An urgent new report from the United Nations’ Intergovernmental Panel on Climate Change (I.P.C.C.), published this morning in Geneva, Switzerland, highlights “what has been true all along,” Deborah Lawrence, an environmental-sciences professor and tropical-ecosystem expert at the University of Virginia, said. “We cannot make our climate goals without stopping deforestation and better managing agriculture.” In the past, I.P.C.C. reports focussed on what various energy futures would mean for the atmosphere. How much might we reduce the use of fossil fuels, by when, and what might that look like for all of earth’s systems? In this case, however, the panel focussed exclusively on land—and specifically on how people’s unsustainable use of land is dramatically contributing to climate change. According to the report’s findings, land use is responsible for twenty-three per cent of global greenhouse-gas emissions—half from carbon dioxide emitted through deforestation, half from agriculture. (If pre- and post-production activities in the global food system are included, the emissions are estimated to account for as much as thirty-seven per cent of total human-caused greenhouse-gas emissions.) In turn, climate change is hastening land degradation, destabilizing the food supply, and harming the livelihoods of hundreds of millions of people. “Climate change creates additional stresses on land, exacerbating existing risks to livelihoods, biodiversity, human and ecosystem health, infrastructure, and food systems,” the report’s summary for policymakers states. “Some regions will face higher risks, while some regions will face risks previously not anticipated.”

Since the industrial revolution, the overland air temperature has risen by about 1.53 degrees Celsius, or nearly three degrees Fahrenheit—almost double the average increase over the land and sea combined. Around the world, there have been more frequent, more intense, and longer-lasting heat waves, along with changing precipitation patterns—heavier bouts of rain over all, and more frequent and intense droughts in some regions, including the Mediterranean, many parts of South America, much of Africa, and northeastern and western parts of Asia. Climate change has increased risks from water scarcity, soil erosion, vegetation loss, wildfire damage, permafrost thaw, coastal dissolution, and tropical crop decline. In the Global South, climate change has caused the yields of some crops, such as maize and wheat, to decline, and has lowered animal-growth rates and productivity in African pastoral systems. Interviews and community surveys with indigenous groups in the African drylands and high-alpine regions of Asia and South America also detail the ways that changes in regional climates have further challenged their food security. As of 2015, five hundred million people lived in areas that were affected by desertification.

That’s the present moment. The report states that, even if we dramatically reduce greenhouse-gas emissions in the next decade, achieve carbon neutrality by 2050, and thereby limit warming to between 1.5 and 2 degrees Celsius—something the world is nowhere near on track to accomplishing—food security is at risk in the course of the twenty-first century, especially for the most vulnerable people. Extreme-weather events will get worse and more frequent, disrupting the supply chain.

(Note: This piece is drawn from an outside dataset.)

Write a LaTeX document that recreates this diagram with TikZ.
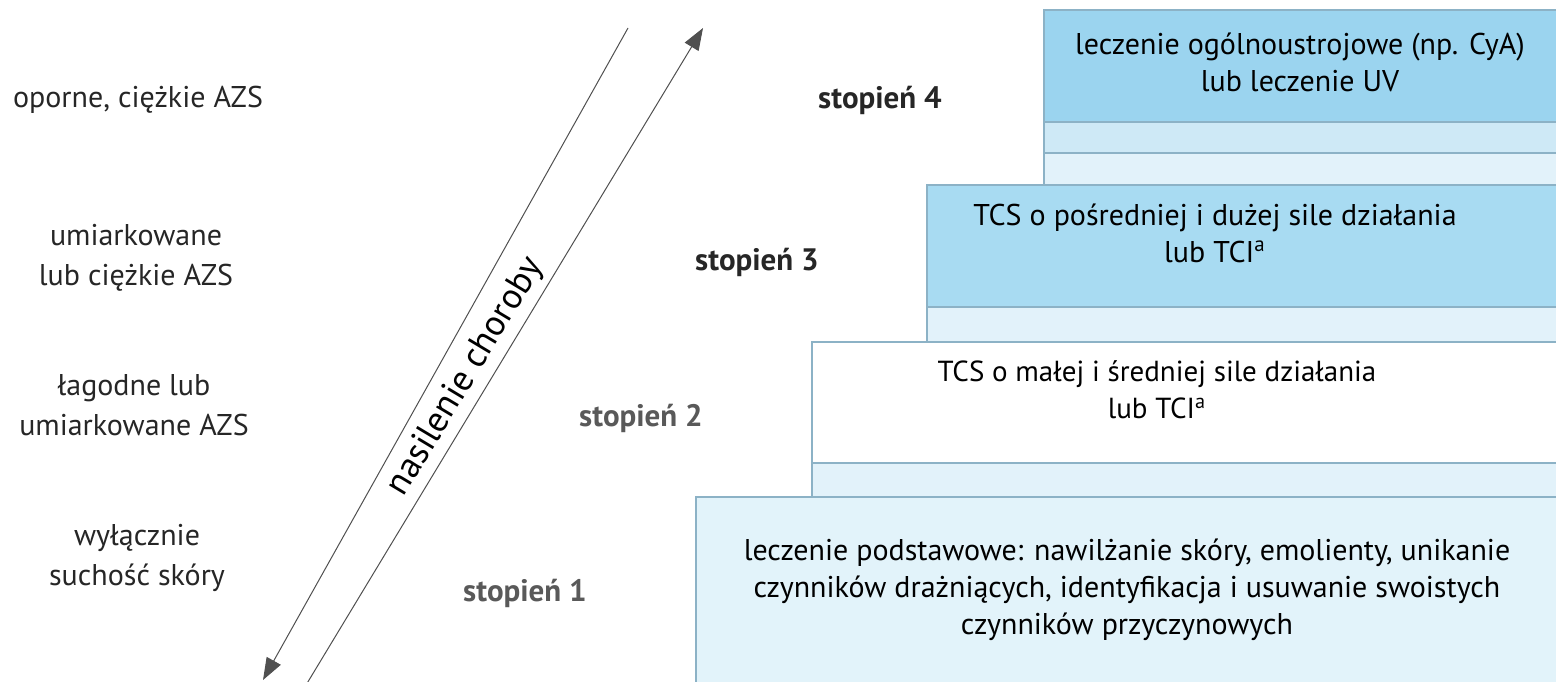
\documentclass[tikz,border=0pt]{standalone}
\usepackage{fontspec}
\setmainfont{PT Sans}
\usetikzlibrary{arrows.meta}

\definecolor{stepblue}{RGB}{155,212,239}
\definecolor{stepblueB}{RGB}{168,219,242}
\definecolor{striplight}{RGB}{206,233,246}
\definecolor{stripfaint}{RGB}{226,242,250}
\definecolor{baselight}{RGB}{226,243,250}
\definecolor{edgeblue}{RGB}{140,178,198}
\definecolor{arrowgrey}{RGB}{80,80,80}

\tikzset{
  sidelbl/.style={align=center, font=\fontsize{15}{20}\selectfont, text=black!85},
  stepname/.style={font=\fontsize{15.5}{20}\selectfont\bfseries, text=black!85},
  boxtxt/.style={align=center, font=\fontsize{15}{18.5}\selectfont},
  boxedge/.style={draw=edgeblue, line width=0.6pt},
  sevline/.style={draw=arrowgrey, line width=0.5pt, -{Triangle[length=11pt,width=8pt]}}
}

\begin{document}
\begin{tikzpicture}[x=0.5pt,y=-0.5pt]
\useasboundingbox (0,0) rectangle (1556,681);
\clip (0,0) rectangle (1556,681);

% schody leczenia
\path[boxedge, fill=stripfaint] (1044,10) rectangle (1600,185);
\path[boxedge, fill=striplight] (1044,122) rectangle (1600,153);
\path[boxedge, fill=stepblue] (1044,10) rectangle (1600,122);
\path[boxedge, fill=stripfaint] (927,185) rectangle (1600,342);
\path[boxedge, fill=stepblueB] (927,185) rectangle (1600,307);
\path[boxedge, fill=stripfaint] (812,342) rectangle (1600,497);
\path[boxedge, fill=white] (812,342) rectangle (1600,463);
\path[boxedge, fill=baselight] (696,497) rectangle (1600,720);

\node[boxtxt] (lecz4) at (1300,62) {leczenie ogólnoustrojowe (np. CyA)\\lub leczenie UV};
\node[boxtxt] (lecz3) at (1215,233) {TCS o pośredniej i dużej sile działania\\lub TCI\textsuperscript{a}};
\node[boxtxt, font=\fontsize{14.5}{18.5}\selectfont] (lecz2) at (1157,390) {TCS o małej i średniej sile działania\\lub TCI\textsuperscript{a}};
\node[boxtxt] (lecz1) at (1127,590) {leczenie podstawowe: nawilżanie skóry, emolienty, unikanie\\czynników drażniących, identyfikacja i usuwanie swoistych\\czynników przyczynowych};

% stopnie
\node[stepname] (st4) at (880,100) {stopień 4};
\node[stepname] (st3) at (757,262) {stopień 3};
\node[stepname, text=black!65] (st2) at (641,418) {stopień 2};
\node[stepname, text=black!65] (st1) at (525,593) {stopień 1};

% nasilenie AZS
\node[sidelbl] (azs4) at (138,100) {oporne, ciężkie AZS};
\node[sidelbl] (azs3) at (136,258) {umiarkowane\\lub ciężkie AZS};
\node[sidelbl] (azs2) at (134,405) {łagodne lub\\umiarkowane AZS};
\node[sidelbl] (azs1) at (137,558) {wyłącznie\\suchość skóry};

% strzalki
\coordinate (downtop) at (628,28);
\coordinate (downend) at (263,680);
\coordinate (upstart) at (303,690);
\coordinate (upend) at (703,28);
\draw[sevline] (downtop) -- (downend);
\draw[sevline] (upstart) -- (upend);
\node[font=\fontsize{18}{20}\selectfont, rotate=59] (nasil) at (466,377) {nasilenie choroby};
\end{tikzpicture}
\end{document}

Higher atmospheric levels of carbon dioxide will lower the nutritional quality of crops. In a middle-of-the-road scenario—where technological progress, production, and consumption patterns continue as they have in the past—cereal prices in 2050 will see a median increase of 7.6 per cent, with the possibility of a twenty-three-per-cent increase over current levels. “Exceeding the limits of adaptation can trigger escalating losses or result in undesirable transformational changes,” the report added, including forced migration, conflicts, and extreme poverty.

People today use seventy-two per cent of the earth’s ice-free land for food, animal feed, fibre, timber, and energy. A quarter of that land is subject to what the report called “human-induced degradation.” If you share the responsibility equally across the planet, that is roughly three acres for every person—about equal to a cow in the Amazon—but, if you scale it by a fraction of the global economy, Lawrence pointed out, “everyone in the United States is responsible for deforesting, degrading, or somehow altering ten acres of land.” That is significantly more than any person needs to thrive. Lawrence went on, “You can almost excuse us on the atmosphere—we thought it was so big. . . . But, with the land, we know it is finite. We don’t need scientists to tell us that.”

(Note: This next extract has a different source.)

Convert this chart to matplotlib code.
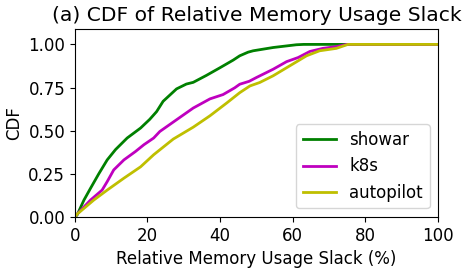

Fortunately, science has been advancing particularly rapidly in terms of land-based natural climate solutions. The conservation of carbon-rich land—forests, wetlands, mangroves, peatlands—improved forest and grazing-land management, and systemic changes in food production and consumption could provide as much or more mitigation as eliminating the emissions from all global transportation, or all the electricity and heat used in buildings globally. Plant-based diets, featuring coarse grains, legumes, fruits and vegetables, nuts, and seeds, present opportunities, according to the report, “for reducing GHG emissions from food systems” by as much as 3.4 gigatons of carbon dioxide (or its equivalent) per year, by 2050. Food loss and waste represented a third of global food production and, from 2010 to 2016, equalled eight to ten per cent of total greenhouse-gas emissions from food systems, costing roughly a trillion dollars per year. Such waste could be minimized through improved harvesting techniques, on-farm storage, infrastructure, and packaging. Changing agricultural methods to reduce soil erosion—which, in some cases, when conventional tillage is practiced, is occurring at a rate as much as a hundred times higher than soil is forming—could easily keep more carbon in the ground. Other farming programs, like agroforestry and perennial crops, can also sequester meaningful amounts of carbon from the atmosphere.

The longer the world waits, the less capacity such solutions have for making a difference, as we are on the verge of surpassing tipping points in many places besides the Amazon. Other land-based tipping points involve the world’s permafrost, which holds an estimated 1.5 trillion tons of carbon, and is already rapidly melting. As wet, boggy, and peaty soil thaws and releases methane, it speeds up warming, which speeds up melting. As boggy soils drain to rivers and oceans in the Arctic, peaty soils will dry out and turn into tinder. Even if those soils don’t burn, natural decomposition will send the peat’s carbon into the atmosphere. That’s why, with natural climate solutions, it is important to remember that it’s “a ‘yes, and’ relationship,” Katharine Mach, a senior research scientist in earth systems at Stanford University, said. “Carbon stored in the biosphere is at risk if we don’t simultaneously get energy, industry, and transport emissions in check.” At that point, it won’t matter if everyone becomes a vegetarian.